# Short task:
Wherever the word "this" shows up in a line, please copy that line.

# Excerpted records:

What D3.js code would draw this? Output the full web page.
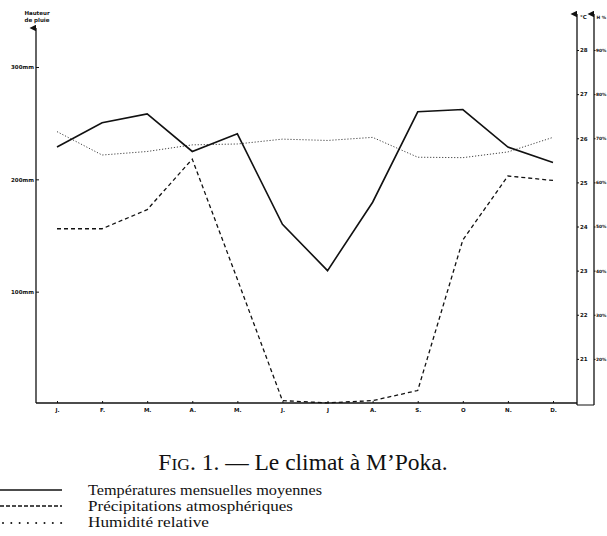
<!DOCTYPE html>
<html>
<head>
<meta charset="utf-8">
<script src="https://cdn.jsdelivr.net/npm/d3@7"></script>
<style>
  body { margin: 0; background: #fff; }
  .tiny { font-family: "DejaVu Sans", sans-serif; font-size: 5.5px; font-weight: bold; fill: #111; }
  .tiny-narrow { font-family: "DejaVu Sans", sans-serif; font-size: 4.4px; font-weight: bold; fill: #111; }
  .serif { font-family: "Liberation Serif", "DejaVu Serif", serif; fill: #111; }
</style>
</head>
<body>
<div id="chart"></div>
<script>
// Month labels (as printed)
const months = ['J.', 'F.', 'M.', 'A.', 'M.', 'J.', 'J', 'A.', 'S.', 'O', 'N.', 'D.']

// Températures mensuelles moyennes (°C)
const temperature = [25.8, 26.35, 26.55, 25.7, 26.1, 24.05, 23.0, 24.55, 26.6, 26.65, 25.8, 25.45]

// Précipitations atmosphériques (mm)
const rainfall = [156, 156, 173, 218, 111, 3, 1, 3, 12, 146, 203, 199]

// Humidité relative (%)
const humidity = [71.5, 66.2, 67.0, 68.5, 68.7, 69.8, 69.5, 70.2, 65.7, 65.6, 66.9, 70.2]

// Tick values
const rainTicks = [100, 200, 300]
const tempTicks = [21, 22, 23, 24, 25, 26, 27, 28]
const humTicks = [20, 30, 40, 50, 60, 70, 80, 90]

const width = 607
const height = 536

let svg = d3.select('#chart').append('svg')
    .attr('width', width)
    .attr('height', height)

// Scales
let x = d3.scalePoint()
    .domain(d3.range(months.length))
    .range([57, 553])

let yRain = d3.scaleLinear().domain([0, 300]).range([404, 67])
let yTemp = d3.scaleLinear().domain([20, 28]).range([403, 50])
let yHum = d3.scaleLinear().domain([10, 90]).range([403, 50])

const leftX = 36
const tempX = 577
const humX = 594
const baseY = 403

// Arrow head
svg.append('defs').append('marker')
    .attr('id', 'arrow')
    .attr('viewBox', '0 0 6 6')
    .attr('refX', 3).attr('refY', 6)
    .attr('markerWidth', 5).attr('markerHeight', 6)
    .attr('orient', 'auto-start-reverse')
    .append('path')
    .attr('d', 'M0,6 L3,0 L6,6 Z')
    .attr('fill', '#111')

// Left axis (rain)
svg.append('line')
    .attr('x1', leftX).attr('x2', leftX)
    .attr('y1', baseY).attr('y2', 28)
    .attr('stroke', '#111').attr('stroke-width', 1.3)
    .attr('marker-end', 'url(#arrow)')

let leftAxis = d3.axisLeft(yRain)
    .tickValues(rainTicks)
    .tickSize(-3)
    .tickSizeOuter(0)
    .tickPadding(2)
    .tickFormat(d => d + 'mm')

svg.append('g')
    .attr('transform', 'translate(' + leftX + ',0)')
    .call(leftAxis)
    .call(g => g.select('.domain').remove())
    .call(g => g.selectAll('line').attr('stroke', '#111'))
    .call(g => g.selectAll('text').attr('class', 'tiny').attr('font-family', null).attr('font-size', null))

svg.append('text').attr('class', 'tiny')
    .attr('x', leftX + 1).attr('y', 15)
    .attr('text-anchor', 'middle')
    .text('Hauteur')
svg.append('text').attr('class', 'tiny')
    .attr('x', leftX + 1).attr('y', 21.5)
    .attr('text-anchor', 'middle')
    .text('de pluie')

// Bottom axis
svg.append('line')
    .attr('x1', leftX).attr('x2', tempX)
    .attr('y1', baseY).attr('y2', baseY)
    .attr('stroke', '#111').attr('stroke-width', 1.3)

let bottomAxis = d3.axisBottom(x)
    .tickSize(-2)
    .tickSizeOuter(0)
    .tickPadding(5)
    .tickFormat(i => months[i])

svg.append('g')
    .attr('transform', 'translate(0,' + baseY + ')')
    .call(bottomAxis)
    .call(g => g.select('.domain').remove())
    .call(g => g.selectAll('line').attr('stroke', '#111'))
    .call(g => g.selectAll('text').attr('class', 'tiny').attr('font-family', null).attr('font-size', null))

// Right axes (temperature, humidity)
svg.append('line')
    .attr('x1', tempX).attr('x2', tempX)
    .attr('y1', baseY + 2).attr('y2', 14)
    .attr('stroke', '#111').attr('stroke-width', 1.3)
    .attr('marker-end', 'url(#arrow)')

svg.append('line')
    .attr('x1', humX).attr('x2', humX)
    .attr('y1', baseY + 2).attr('y2', 14)
    .attr('stroke', '#111').attr('stroke-width', 1.3)
    .attr('marker-end', 'url(#arrow)')

svg.append('line')
    .attr('x1', tempX).attr('x2', humX)
    .attr('y1', baseY + 2).attr('y2', baseY + 2)
    .attr('stroke', '#111').attr('stroke-width', 1)

let tempAxis = d3.axisRight(yTemp)
    .tickValues(tempTicks)
    .tickSize(2)
    .tickSizeOuter(0)
    .tickPadding(1)

svg.append('g')
    .attr('transform', 'translate(' + tempX + ',0)')
    .call(tempAxis)
    .call(g => g.select('.domain').remove())
    .call(g => g.selectAll('line').attr('stroke', '#111'))
    .call(g => g.selectAll('text').attr('class', 'tiny').attr('font-family', null).attr('font-size', null))

let humAxis = d3.axisRight(yHum)
    .tickValues(humTicks)
    .tickSize(1.5)
    .tickSizeOuter(0)
    .tickPadding(0.5)
    .tickFormat(d => d + '%')

svg.append('g')
    .attr('transform', 'translate(' + humX + ',0)')
    .call(humAxis)
    .call(g => g.select('.domain').remove())
    .call(g => g.selectAll('line').attr('stroke', '#111'))
    .call(g => g.selectAll('text').attr('class', 'tiny-narrow').attr('font-family', null).attr('font-size', null))

svg.append('text').attr('class', 'tiny')
    .attr('x', tempX + 3).attr('y', 19)
    .text('°C')
svg.append('text').attr('class', 'tiny-narrow')
    .attr('x', humX + 2.5).attr('y', 19)
    .text('H %')

// Series lines
let line = (scale) => d3.line()
    .x((d, i) => x(i))
    .y(d => scale(d))

svg.append('path')
    .datum(humidity)
    .attr('d', line(yHum))
    .attr('fill', 'none')
    .attr('stroke', '#444')
    .attr('stroke-width', 1)
    .attr('stroke-dasharray', '1.2,1.8')

svg.append('path')
    .datum(rainfall)
    .attr('d', line(yRain))
    .attr('fill', 'none')
    .attr('stroke', '#111')
    .attr('stroke-width', 1.3)
    .attr('stroke-dasharray', '4,3')

svg.append('path')
    .datum(temperature)
    .attr('d', line(yTemp))
    .attr('fill', 'none')
    .attr('stroke', '#111')
    .attr('stroke-width', 1.6)
    .attr('stroke-linejoin', 'miter')

// Caption
let caption = svg.append('text')
    .attr('class', 'serif')
    .attr('x', 303).attr('y', 470)
    .attr('text-anchor', 'middle')
    .attr('font-size', 23.5)
caption.append('tspan').text('F')
caption.append('tspan').attr('font-size', 17.5).text('IG')
caption.append('tspan').text('. 1. — Le climat à M’Poka.')

// Legend
const legendRows = [
    { label: 'Températures mensuelles moyennes', dash: null, width: 1.6, len: 234 },
    { label: 'Précipitations atmosphériques', dash: '4,2', width: 1.3, len: 205 },
    { label: 'Humidité relative', dash: 'dots', width: 1, len: 121 }
]

let legend = svg.append('g')
legendRows.forEach((row, i) => {
    let yy = 490 + i * 16
    if (row.dash === 'dots') {
        legend.selectAll('circle.dot')
            .data(d3.range(8))
            .join('circle')
            .attr('class', 'dot')
            .attr('cx', d => 3 + d * 8.3)
            .attr('cy', yy + 1)
            .attr('r', 1)
            .attr('fill', '#111')
    } else {
        legend.append('line')
            .attr('x1', 0).attr('x2', 62)
            .attr('y1', yy).attr('y2', yy)
            .attr('stroke', '#111')
            .attr('stroke-width', row.width)
            .attr('stroke-dasharray', row.dash)
    }
    legend.append('text')
        .attr('class', 'serif')
        .attr('x', 88).attr('y', yy + 4.5)
        .attr('font-size', 13.8)
        .attr('textLength', row.len)
        .attr('lengthAdjust', 'spacingAndGlyphs')
        .text(row.label)
})
</script>
</body>
</html>
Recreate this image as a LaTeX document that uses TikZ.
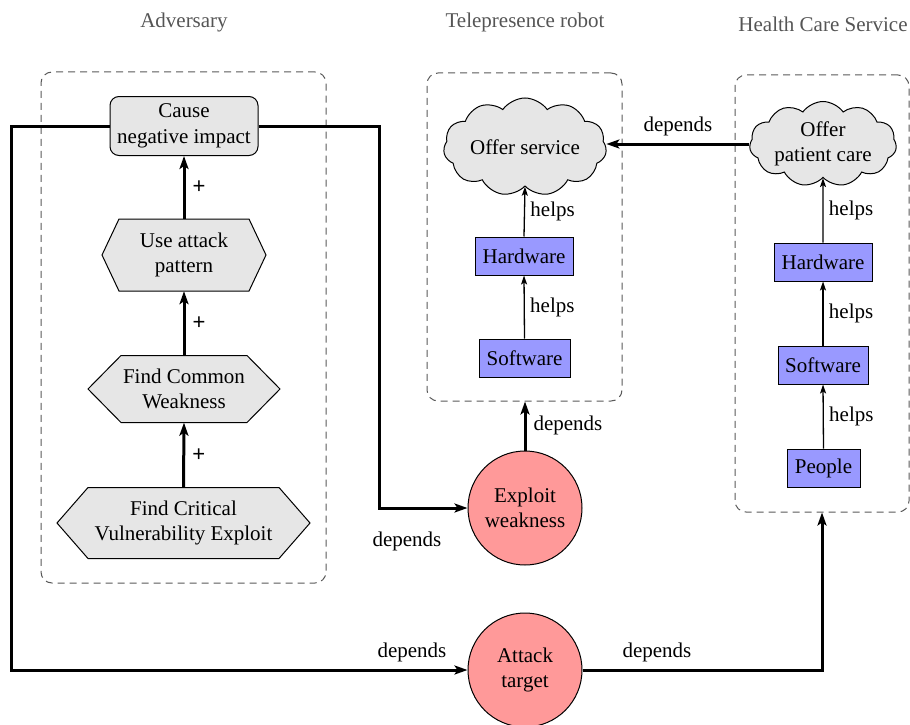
\documentclass[tikz,border=0pt]{standalone}
\usepackage{fontspec}
\setmainfont{Liberation Serif}
\newfontfamily\plusfont{Liberation Sans}
\usetikzlibrary{shapes.symbols,arrows.meta}

\definecolor{boxgray}{HTML}{E6E6E6}
\definecolor{hwblue}{HTML}{9999FF}
\definecolor{attackred}{HTML}{FF9999}
\definecolor{titlegray}{HTML}{555555}

\tikzset{
  base/.style={font=\fontsize{21}{25.5}\selectfont, align=center},
  groupbox/.style={draw=black!65, dash pattern=on 7pt off 5pt, line width=1pt, rounded corners=11pt},
  title/.style={base, text=titlegray},
  roundbox/.style={base, draw, line width=1pt, fill=boxgray, rounded corners=9pt, inner sep=0pt},
  hexshape/.style={draw, line width=1pt, fill=boxgray},
  hexlabel/.style={base, inner sep=0pt},
  cloudnode/.style={base, cloud, cloud puffs=11, cloud puff arc=110, cloud ignores aspect, draw, line width=1pt, fill=boxgray, inner sep=0pt},
  partbox/.style={base, draw, line width=1pt, fill=hwblue, minimum height=38pt, inner sep=0pt},
  goal/.style={base, circle, draw, line width=1pt, fill=attackred, minimum size=114pt, inner sep=0pt},
  strong/.style={line width=3pt, -{Stealth[length=13pt, width=9pt, inset=3pt]}},
  weak/.style={line width=1.3pt, -{Stealth[length=9pt, width=6pt, inset=2pt]}},
  lbl/.style={base},
  plus/.style={font=\fontsize{22}{24}\selectfont\plusfont, inner sep=1pt},
}

% hexagon: name, centre x, centre y, half width, half height, point depth, text
\newcommand{\hexagonbox}[7]{%
  \filldraw[hexshape] (#2-#4,#3) -- (#2-#4+#6,#3-#5) -- (#2+#4-#6,#3-#5)
    -- (#2+#4,#3) -- (#2+#4-#6,#3+#5) -- (#2-#4+#6,#3+#5) -- cycle;
  \node[hexlabel, minimum width=2*#4, minimum height=2*#5] (#1) at (#2,#3) {#7};
}

\begin{document}
\begin{tikzpicture}[x=1pt, y=-1pt]
\useasboundingbox (0,0) rectangle (910,725);

% group titles
\node[title] (tadv) at (184,22) {Adversary};
\node[title] (ttele) at (525,22) {Telepresence robot};
\node[title] (thealth) at (823,24) {Health Care Service};

% dashed group frames
\node[groupbox, minimum width=285pt, minimum height=511pt] (adv) at (183.5,327.5) {};
\node[groupbox, minimum width=195pt, minimum height=328pt] (tele) at (524.5,237) {};
\node[groupbox, minimum width=174pt, minimum height=437pt] (health) at (822,293.5) {};

% adversary chain
\node[roundbox, minimum width=148pt, minimum height=59pt] (cause) at (184,126) {Cause\\negative impact};
\hexagonbox{use}{184}{255}{82}{36}{17}{Use attack\\pattern}
\hexagonbox{common}{184}{389}{96}{33.5}{33}{Find Common\\Weakness}
\hexagonbox{critical}{183.5}{523}{126.5}{35.5}{31}{Find Critical\\Vulnerability Exploit}

\draw[strong] (critical.north) -- node[plus, right=6pt] (p1) {+} (common.south);
\draw[strong] (common.north) -- node[plus, right=6pt] (p2) {+} (use.south);
\draw[strong] (use.north) -- node[plus, right=6pt] (p3) {+} (cause.south);

% telepresence robot
\node[cloudnode, minimum width=163pt, minimum height=98pt] (service) at (525,147) {Offer service};
\node[partbox, minimum width=98pt] (thw) at (524,256) {Hardware};
\node[partbox, minimum width=91pt] (tsw) at (524.5,358) {Software};
\draw[weak] (thw.north) -- node[lbl, right=2pt] (h1) {helps} (service.south);
\draw[weak] (tsw.north) -- node[lbl, right=2pt] (h2) {helps} (thw.south);

% health care service
\node[cloudnode, minimum width=147pt, minimum height=85pt] (care) at (823,144) {Offer\\patient care};
\node[partbox, minimum width=98pt] (hhw) at (823,262) {Hardware};
\node[partbox, minimum width=90pt] (hsw) at (823,365) {Software};
\node[partbox, minimum width=73pt] (people) at (823.5,468) {People};
\draw[weak] (hhw.north) -- node[lbl, right=2pt] (h3) {helps} (care.south);
\draw[weak] (hsw.north) -- node[lbl, right=2pt] (h4) {helps} (hhw.south);
\draw[weak] (people.north) -- node[lbl, right=2pt] (h5) {helps} (hsw.south);

% attack goals
\node[goal] (exploit) at (525,508) {Exploit\\weakness};
\node[goal] (attack) at (525,670) {Attack\\target};

% dependencies
\coordinate (leftturn) at (11,126);
\coordinate (rightturn) at (379,126);
\draw[strong] (cause.west) -- (leftturn) |- (attack.west);
\draw[strong] (cause.east) -- (rightturn) |- (exploit.west);
\draw[strong] (exploit.north) -- (exploit.north |- tele.south);
\draw[strong] (attack.east) -| (health.south);
\draw[strong] (care.west) -- (care.west -| service.east);

\node[lbl] (d1) at (412,652) {depends};
\node[lbl] (d2) at (657,652) {depends};
\node[lbl] (d3) at (407,541) {depends};
\node[lbl] (d4) at (568,425) {depends};
\node[lbl] (d5) at (678,126) {depends};
\end{tikzpicture}
\end{document}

# Final answer:
What D3.js code would draw this? Output the full web page.
Recreate this image as a LaTeX document that uses TikZ.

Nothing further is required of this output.